Return the material exactly, first line through the line containing "add_arrows(ax, approach_x, approach_y, approach_arrows, RED)", and nothing more. Pictures stay out.
[BEGIN]
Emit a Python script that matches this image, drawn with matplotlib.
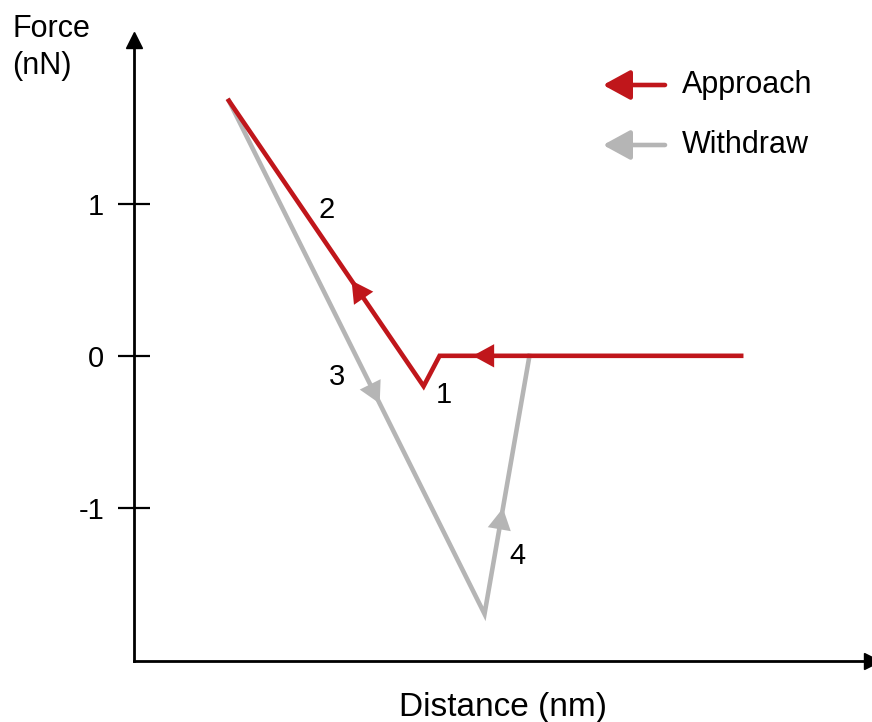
import matplotlib.pyplot as plt
from matplotlib.patches import FancyArrowPatch

plt.rcParams['font.family'] = ['Liberation Sans', 'DejaVu Sans']

# ----- data (distance in arbitrary units, force in nN) ----- #
approach_x = [6.07, 3.05, 2.89, 0.94]
approach_y = [0.0, 0.0, -0.20, 1.68]
withdraw_x = [0.94, 3.50, 3.95]
withdraw_y = [1.68, -1.70, 0.0]

# arrowheads along the curves: (segment index, fraction along segment)
approach_arrows = [(0, 0.89), (2, 0.37)]
withdraw_arrows = [(0, 0.59), (1, 0.41)]

step_labels = ['1', '2', '3', '4']
step_x = [3.09, 1.92, 2.02, 3.83]
step_y = [-0.26, 0.96, -0.14, -1.32]

y_ticks = [1, 0, -1]

RED = '#c0161b'
GREY = '#b5b5b5'
FS = 21


def add_arrows(ax, xs, ys, arrows, color):
    """Filled arrowheads placed part way along given segments"""
    for seg, frac in arrows:
        x0, y0 = xs[seg], ys[seg]
        x1, y1 = xs[seg + 1], ys[seg + 1]
        tx, ty = x0 + frac * (x1 - x0), y0 + frac * (y1 - y0)
        bx, by = x0 + (frac - 0.05) * (x1 - x0), y0 + (frac - 0.05) * (y1 - y0)
        ax.annotate('', xy=(tx, ty), xytext=(bx, by),
                    arrowprops=dict(arrowstyle='-|>,head_length=0.55,head_width=0.3',
                                    color=color, lw=0,
                                    mutation_scale=28, shrinkA=0, shrinkB=0))


fig = plt.figure(figsize=(8.72, 7.22), dpi=100)
ax = fig.add_axes([134 / 872, 61 / 722, (872 - 134) / 872, (661 - 40) / 722])
ax.set_xlim(-0.01, 7.38)
ax.set_ylim(-2.01, 2.08)

ax.plot(withdraw_x, withdraw_y, color=GREY, lw=3.3, solid_joinstyle='miter', zorder=2)
ax.plot(approach_x, approach_y, color=RED, lw=3.3, solid_joinstyle='miter', zorder=3)
add_arrows(ax, withdraw_x, withdraw_y, withdraw_arrows, GREY)
add_arrows(ax, approach_x, approach_y, approach_arrows, RED)

for lab, x, y in zip(step_labels, step_x, step_y):
    ax.text(x, y, lab, fontsize=FS, ha='center', va='center')

# axes with arrowheads
for s in ['top', 'right']:
    ax.spines[s].set_visible(False)
ax.spines['left'].set_linewidth(2)
ax.spines['bottom'].set_linewidth(2)
ax.plot(0, 1, '^k', markersize=11, transform=ax.transAxes, clip_on=False)
ax.plot(1, 0, '>k', markersize=11, transform=ax.transAxes, clip_on=False)

ax.set_xticks([])
ax.set_yticks(y_ticks)
ax.set_yticklabels([str(t) for t in y_ticks], fontsize=FS)
ax.tick_params(axis='y', direction='inout', length=23, width=1.6, pad=10)

ax.set_xlabel('Distance (nm)', fontsize=24, labelpad=22)
fig.text(12 / 872, 1 - 37 / 722, 'Force', fontsize=22, ha='left', va='baseline')
fig.text(12 / 872, 1 - 74 / 722, '(nN)', fontsize=22, ha='left', va='baseline')

# legend drawn by hand
legend_items = [('Approach', RED), ('Withdraw', GREY)]
for i, (name, col) in enumerate(legend_items):
    yy = 1 - (85 + 60 * i) / 722
    fig.patches.append(FancyArrowPatch(
        (665 / 872, yy), (603 / 872, yy), transform=fig.transFigure,
        arrowstyle='-|>,head_length=0.55,head_width=0.3', mutation_scale=30,
        color=col, lw=3.3, shrinkA=0, shrinkB=0))
    fig.text(682 / 872, yy, name, fontsize=22, ha='left', va='center')

fig.savefig('out.png', dpi=100)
[END]
[Answer to the problem]
Emit a Python script that matches this image, drawn with matplotlib.
import matplotlib.pyplot as plt
from matplotlib.patches import FancyArrowPatch

plt.rcParams['font.family'] = ['Liberation Sans', 'DejaVu Sans']

# ----- data (distance in arbitrary units, force in nN) ----- #
approach_x = [6.07, 3.05, 2.89, 0.94]
approach_y = [0.0, 0.0, -0.20, 1.68]
withdraw_x = [0.94, 3.50, 3.95]
withdraw_y = [1.68, -1.70, 0.0]

# arrowheads along the curves: (segment index, fraction along segment)
approach_arrows = [(0, 0.89), (2, 0.37)]
withdraw_arrows = [(0, 0.59), (1, 0.41)]

step_labels = ['1', '2', '3', '4']
step_x = [3.09, 1.92, 2.02, 3.83]
step_y = [-0.26, 0.96, -0.14, -1.32]

y_ticks = [1, 0, -1]

RED = '#c0161b'
GREY = '#b5b5b5'
FS = 21


def add_arrows(ax, xs, ys, arrows, color):
    """Filled arrowheads placed part way along given segments"""
    for seg, frac in arrows:
        x0, y0 = xs[seg], ys[seg]
        x1, y1 = xs[seg + 1], ys[seg + 1]
        tx, ty = x0 + frac * (x1 - x0), y0 + frac * (y1 - y0)
        bx, by = x0 + (frac - 0.05) * (x1 - x0), y0 + (frac - 0.05) * (y1 - y0)
        ax.annotate('', xy=(tx, ty), xytext=(bx, by),
                    arrowprops=dict(arrowstyle='-|>,head_length=0.55,head_width=0.3',
                                    color=color, lw=0,
                                    mutation_scale=28, shrinkA=0, shrinkB=0))


fig = plt.figure(figsize=(8.72, 7.22), dpi=100)
ax = fig.add_axes([134 / 872, 61 / 722, (872 - 134) / 872, (661 - 40) / 722])
ax.set_xlim(-0.01, 7.38)
ax.set_ylim(-2.01, 2.08)

ax.plot(withdraw_x, withdraw_y, color=GREY, lw=3.3, solid_joinstyle='miter', zorder=2)
ax.plot(approach_x, approach_y, color=RED, lw=3.3, solid_joinstyle='miter', zorder=3)
add_arrows(ax, withdraw_x, withdraw_y, withdraw_arrows, GREY)
add_arrows(ax, approach_x, approach_y, approach_arrows, RED)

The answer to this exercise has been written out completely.